Fermentation and distillation

The wort, that sugary liquid from the mashing process, is placed into large containers called “washbacks”. Cardhu has 10 washbacks, says Miller. Into each is pumped 35,200 litres of wort, followed by yeast that will begin the fermentation process.

“We have a very long fermentation period, approximately 75 hours. The time of the fermentation is another thing that has an effect on the flavour of the whisky, so this time will vary at each distillery depending on the character they are looking for. After the fermentation, the liquid is now called wash and it is very similar to a strong beer,” explains Miller.

The distillation process takes place in stills. Cardhu uses the double distillation process, which is normal for Scotch malt whisky production. This is because: “The interaction of spirit vapour is one of the things, together with the shape and style of the still, that will have a major effect on the flavour of the whisky”.

Stills work very much like kettles: They are steam-fired inside, causing the liquid to boil. As it boils, all the vapours rise up and through the neck of the still into the “lye pipe” where it is cooled and turned back into a liquid in a condenser.

“In this first distillation, the liquid runs off at the ‘spirit safe’, and is known as low wine,” explains Miller, adding that this liquid requires to be distilled again in order to purify it.

The second distillation takes place in three smaller spirit stills. The process is very similar to the first distillation. The liquid boils, vapours rise through the neck of the still, along the lye pipe and down the back into the condenser. Again, the vapour is cooled and turned back into a liquid, and this liquid is drawn off at the spirit safe.

The main difference this time is that when the liquid is drawn off, it is divided into three parts: The head, which comprises almost pure alcohol that is too strong to use; the heart, that part that is sent for maturation; the tail, which comprises alcohol that is too weak to use.

The head and the tail are then mixed with the low wine from the first distillation process, and all of it goes back into the second distillation again, and the process continues.

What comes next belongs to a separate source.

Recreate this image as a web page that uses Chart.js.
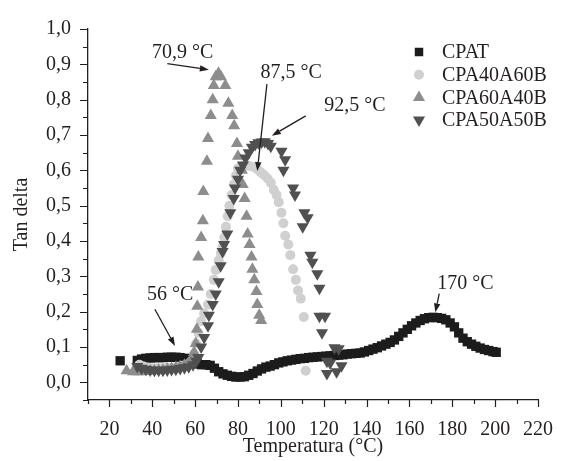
<!DOCTYPE html>
<html>
<head>
<meta charset="utf-8">
<script src="https://cdn.jsdelivr.net/npm/chart.js@4.4.1/dist/chart.umd.min.js"></script>
<style>
  html, body { margin: 0; padding: 0; background: #fff; }
  #wrap { width: 571px; height: 461px; }
</style>
</head>
<body>
<div id="wrap"><canvas id="chart" width="571" height="461"></canvas></div>
<script>
// series as [temperature °C, tan delta]
const SERIES_NAMES = ['CPAT', 'CPA40A60B', 'CPA60A40B', 'CPA50A50B'];

const cpat = [
  [25, 0.061],
  [33, 0.062], [35, 0.066], [37, 0.068], [39, 0.069], [41, 0.07], [43, 0.07], [45, 0.07],
  [47, 0.071], [49, 0.071], [51, 0.071], [53, 0.07], [55, 0.068], [57, 0.065], [59, 0.058],
  [61, 0.052], [63, 0.05], [65, 0.05], [67, 0.048], [69, 0.04], [71, 0.03], [73, 0.024],
  [75, 0.02], [77, 0.017], [79, 0.015], [81, 0.015], [83, 0.016], [85, 0.02], [87, 0.025],
  [89, 0.032], [91, 0.038], [93, 0.043], [95, 0.046], [97, 0.05], [99, 0.055], [101, 0.058],
  [103, 0.061], [105, 0.063], [107, 0.065], [109, 0.067], [111, 0.068], [113, 0.07],
  [115, 0.071], [117, 0.072], [119, 0.073], [121, 0.074], [123, 0.075], [125, 0.076],
  [127, 0.077], [129, 0.078], [131, 0.08], [133, 0.081], [135, 0.082], [137, 0.083],
  [139, 0.086], [141, 0.09], [143, 0.094], [145, 0.098], [147, 0.103], [149, 0.108],
  [151, 0.113], [153, 0.12], [155, 0.13], [157, 0.14], [159, 0.15], [161, 0.16],
  [163, 0.168], [165, 0.175], [167, 0.18], [169, 0.183], [171, 0.184], [173, 0.183],
  [175, 0.181], [177, 0.177], [179, 0.168], [181, 0.157], [183, 0.14], [185, 0.125],
  [187, 0.115], [189, 0.108], [191, 0.102], [193, 0.097], [195, 0.093], [197, 0.09],
  [199, 0.087], [200.5, 0.085],
];

const cpa40a60b = [
  [34, 0.05], [36, 0.045], [38, 0.042], [40, 0.04], [42, 0.04], [44, 0.04], [46, 0.04],
  [48, 0.041], [50, 0.042], [52, 0.044], [54, 0.047], [56, 0.05], [58, 0.058],
  [59.5, 0.08], [60.5, 0.11], [61.5, 0.14], [62.8, 0.173], [64.2, 0.195], [66, 0.22],
  [67.3, 0.25], [68.7, 0.29], [69.6, 0.318], [71, 0.345], [72, 0.365], [72.8, 0.383],
  [73.6, 0.41], [74.4, 0.44], [75.2, 0.47], [76, 0.5], [77, 0.53], [78, 0.56], [79, 0.585],
  [80, 0.605], [81.5, 0.61], [83, 0.612], [85, 0.613], [87, 0.61], [89, 0.603],
  [90.5, 0.595], [92.2, 0.587], [93.8, 0.577], [95.3, 0.565], [96.7, 0.545], [98, 0.53],
  [99, 0.51], [100.3, 0.48], [101.2, 0.45], [102, 0.415], [103.5, 0.39], [104.4, 0.36],
  [105.7, 0.32], [107, 0.29], [108, 0.26], [109.3, 0.237], [110.7, 0.185], [111.6, 0.033],
];

const cpa60a40b = [
  [28, 0.033], [31, 0.03], [33, 0.03], [35, 0.03], [37, 0.031], [39, 0.032], [41, 0.033],
  [43, 0.034], [45, 0.035], [47, 0.037], [49, 0.039], [51, 0.041], [53, 0.044], [55, 0.048],
  [57, 0.055], [58.5, 0.065], [59.5, 0.085], [60.3, 0.11], [60.8, 0.15], [61, 0.215],
  [61.3, 0.27], [61.5, 0.355], [62.8, 0.41], [63.6, 0.457], [63.8, 0.54], [65.5, 0.626],
  [66, 0.69], [67.3, 0.755], [68.2, 0.8], [68.7, 0.84], [69.6, 0.865], [70.9, 0.875],
  [72, 0.865], [74.1, 0.84], [75.5, 0.79], [77.3, 0.755], [78.2, 0.726], [79.5, 0.676],
  [80, 0.64], [81.8, 0.6], [82.2, 0.56], [83.1, 0.52], [84, 0.47], [84.5, 0.42],
  [85.4, 0.39], [86.3, 0.355], [86.7, 0.32], [87.6, 0.29], [88.6, 0.257], [89, 0.22],
  [89.9, 0.19], [90.8, 0.175],
];

const cpa50a50b = [
  [33, 0.045], [35, 0.04], [37, 0.037], [39, 0.035], [41, 0.034], [43, 0.034], [45, 0.034],
  [47, 0.035], [49, 0.036], [51, 0.037], [53, 0.039], [55, 0.041], [57, 0.044], [59, 0.05],
  [60.5, 0.06], [61.5, 0.07], [62.8, 0.1], [64.2, 0.127], [66, 0.16], [66.4, 0.19],
  [68.2, 0.22], [69.6, 0.25], [71, 0.285], [71.9, 0.33], [72.8, 0.37], [73.5, 0.39],
  [75, 0.42], [76.4, 0.48], [78, 0.52], [78.6, 0.55], [80, 0.575], [81, 0.6],
  [82.3, 0.615], [83.5, 0.635], [85, 0.65], [86.5, 0.665], [88, 0.673], [89.5, 0.678],
  [91, 0.68], [92.5, 0.681], [94, 0.676], [95.3, 0.668],
  [100.3, 0.654], [102, 0.63], [101.2, 0.6], [105.7, 0.55], [106.6, 0.53], [110.2, 0.44],
  [111, 0.48], [112.5, 0.466], [113.8, 0.36], [114.7, 0.34], [117, 0.307], [118, 0.266],
  [118, 0.187], [120.6, 0.187], [119.2, 0.14], [125, 0.098], [127, 0.095], [121.5, 0.06],
  [123, 0.055], [128.3, 0.047], [121.5, 0.025], [126, 0.03],
];

const X_TICK_LABELS = [20, 40, 60, 80, 100, 120, 140, 160, 180, 200, 220];
const Y_TICK_LABELS = ['0,0', '0,1', '0,2', '0,3', '0,4', '0,5', '0,6', '0,7', '0,8', '0,9', '1,0'];

// peak notes: label centre, arrow tail, arrow tip (data coords)
const PEAK_NOTES = [
  { text: '70,9 °C', at: [54.2, 0.933], from: [47, 0.902], to: [66.4, 0.885] },
  { text: '87,5 °C', at: [104.8, 0.877], from: [93.5, 0.844], to: [89, 0.598] },
  { text: '92,5 °C', at: [134.6, 0.782], from: [111.6, 0.754], to: [95.8, 0.698] },
  { text: '56 °C', at: [48.4, 0.249], from: [41.2, 0.207], to: [50.6, 0.103] },
  { text: '170 °C', at: [186.1, 0.279], from: [173.9, 0.251], to: [172.1, 0.198] },
];

const INK = '#231f20';
const FONT = 'Liberation Serif, Times New Roman, serif';
const STYLES = [
  { color: '#1c1c1c', pointStyle: 'rect', radius: 6.6, rotation: 0 },
  { color: '#d0d0d0', pointStyle: 'circle', radius: 5, rotation: 0 },
  { color: '#8d8d8d', pointStyle: 'triangle', radius: 7, rotation: 0 },
  { color: '#505050', pointStyle: 'triangle', radius: 7, rotation: 180 },
];

const toXY = (pairs) => pairs.map(([x, y]) => ({ x, y }));

const axisTicks = {
  id: 'axisTicks',
  afterDraw(chart) {
    const { ctx, scales: { x, y } } = chart;
    ctx.save();
    ctx.strokeStyle = INK;
    ctx.lineWidth = 1.2;
    ctx.beginPath();
    x.ticks.forEach((t) => {
      const px = Math.round(x.getPixelForValue(t.value)) + 0.5;
      const len = t.value % 20 === 0 ? 7 : 4;
      ctx.moveTo(px, x.top);
      ctx.lineTo(px, x.top + len);
    });
    y.ticks.forEach((t) => {
      const py = Math.round(y.getPixelForValue(t.value)) + 0.5;
      const len = Math.round(t.value * 100) % 10 === 0 ? 8 : 5;
      ctx.moveTo(y.right, py);
      ctx.lineTo(y.right - len, py);
    });
    ctx.stroke();
    ctx.restore();
  },
};

function drawArrow(ctx, x1, y1, x2, y2) {
  const ang = Math.atan2(y2 - y1, x2 - x1);
  const head = 9, half = 3.2;
  const bx = x2 - Math.cos(ang) * head, by = y2 - Math.sin(ang) * head;
  ctx.beginPath();
  ctx.moveTo(x1, y1);
  ctx.lineTo(bx, by);
  ctx.stroke();
  ctx.beginPath();
  ctx.moveTo(x2, y2);
  ctx.lineTo(bx + Math.sin(ang) * half, by - Math.cos(ang) * half);
  ctx.lineTo(bx - Math.sin(ang) * half, by + Math.cos(ang) * half);
  ctx.closePath();
  ctx.fill();
}

const peakNotes = {
  id: 'peakNotes',
  afterDatasetsDraw(chart) {
    const { ctx, scales: { x, y } } = chart;
    ctx.save();
    ctx.fillStyle = INK;
    ctx.strokeStyle = INK;
    ctx.lineWidth = 1.3;
    ctx.font = `20px ${FONT}`;
    ctx.textAlign = 'center';
    ctx.textBaseline = 'middle';
    PEAK_NOTES.forEach((n) => {
      ctx.fillText(n.text, x.getPixelForValue(n.at[0]), y.getPixelForValue(n.at[1]));
      drawArrow(ctx,
        x.getPixelForValue(n.from[0]), y.getPixelForValue(n.from[1]),
        x.getPixelForValue(n.to[0]), y.getPixelForValue(n.to[1]));
    });
    ctx.restore();
  },
};

const insideLegend = {
  id: 'insideLegend',
  afterDraw(chart) {
    const { ctx } = chart;
    const mx = 419, tx = 442, top = 52, row = 22.7;
    const legendRadius = [6, 5, 7, 7];
    ctx.save();
    ctx.font = `20px ${FONT}`;
    ctx.textAlign = 'left';
    ctx.textBaseline = 'middle';
    SERIES_NAMES.forEach((name, i) => {
      const s = STYLES[i];
      const cy = top + i * row;
      ctx.fillStyle = s.color;
      ctx.strokeStyle = s.color;
      Chart.helpers.drawPoint(ctx, { pointStyle: s.pointStyle, radius: legendRadius[i], rotation: s.rotation, borderWidth: 0 }, mx, cy);
      ctx.fillStyle = INK;
      ctx.fillText(name, tx, cy + 1);
    });
    ctx.restore();
  },
};

const datasets = [cpat, cpa40a60b, cpa60a40b, cpa50a50b].map((pairs, i) => ({
  label: SERIES_NAMES[i],
  data: toXY(pairs),
  pointStyle: STYLES[i].pointStyle,
  pointRotation: STYLES[i].rotation,
  pointRadius: STYLES[i].radius,
  pointHoverRadius: STYLES[i].radius,
  pointBorderWidth: 0,
  backgroundColor: STYLES[i].color,
  borderColor: STYLES[i].color,
  order: 4 - i,
}));

const tickFont = { family: FONT, size: 20 };

new Chart(document.getElementById('chart'), {
  type: 'scatter',
  data: { datasets },
  options: {
    responsive: false,
    animation: false,
    events: [],
    layout: { padding: { top: 24, right: 17, left: 0, bottom: 0 } },
    plugins: { legend: { display: false }, tooltip: { enabled: false } },
    scales: {
      x: {
        type: 'linear',
        min: 10,
        max: 220,
        grid: { display: false, drawTicks: false },
        border: { display: true, color: INK, width: 1.3 },
        ticks: {
          stepSize: 10,
          autoSkip: false,
          maxRotation: 0,
          padding: 18,
          color: INK,
          font: tickFont,
          callback: (v) => (X_TICK_LABELS.includes(v) ? String(v) : ''),
        },
        title: {
          display: true,
          text: 'Temperatura (°C)',
          color: INK,
          font: tickFont,
          padding: { top: 0, bottom: 2 },
        },
        afterFit: (s) => { s.height = 61; },
      },
      y: {
        type: 'linear',
        min: -0.05,
        max: 1.0,
        grid: { display: false, drawTicks: false },
        border: { display: true, color: INK, width: 1.3 },
        ticks: {
          stepSize: 0.05,
          autoSkip: false,
          padding: 17,
          color: INK,
          font: tickFont,
          callback: (v) => {
            const k = Math.round(v * 100);
            return k >= 0 && k % 10 === 0 ? Y_TICK_LABELS[k / 10] : '';
          },
        },
        title: {
          display: true,
          text: 'Tan delta',
          color: INK,
          font: tickFont,
          padding: { top: 10, bottom: 0 },
        },
        afterFit: (s) => { s.width = 88; },
      },
    },
  },
  plugins: [axisTicks, peakNotes, insideLegend],
});
</script>
</body>
</html>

“One thing that makes Cardhu unique is our lye pipe,” says Miller. “The lye pipe slopes slightly upwards. This means that only the lighter vapours will rise, and the rest will fall back into the still and be re-distilled, helping us to achieve our light character.


Before any spirit can be called Scotch whisky, it has to be matured in Scotland, in an oak cask, for at least three years. Cardhu’s whiskies are usually matured for 12 years in oak casks that have been used to make American bourbon whisky.

Miller adds that: “We also mature a small amount in Spanish sherry casks – you might find the spirit taken from these casks in some of the award-winning Johnnie Walker blends.”

Every year the casks are maturing, though, the distillery loses about 2% of the content to evaporation. This is what is famously known as the “angels’ share”. Miller says this is not too much of a problem, as it is the much harsher spirit that evaporates, leaving behind a whisky that will become well-rounded and smooth.

Cardhu currently has 7,500 casks on site and produces 69,000 litres per week; the processing time from start to finish is approximately 95 hours.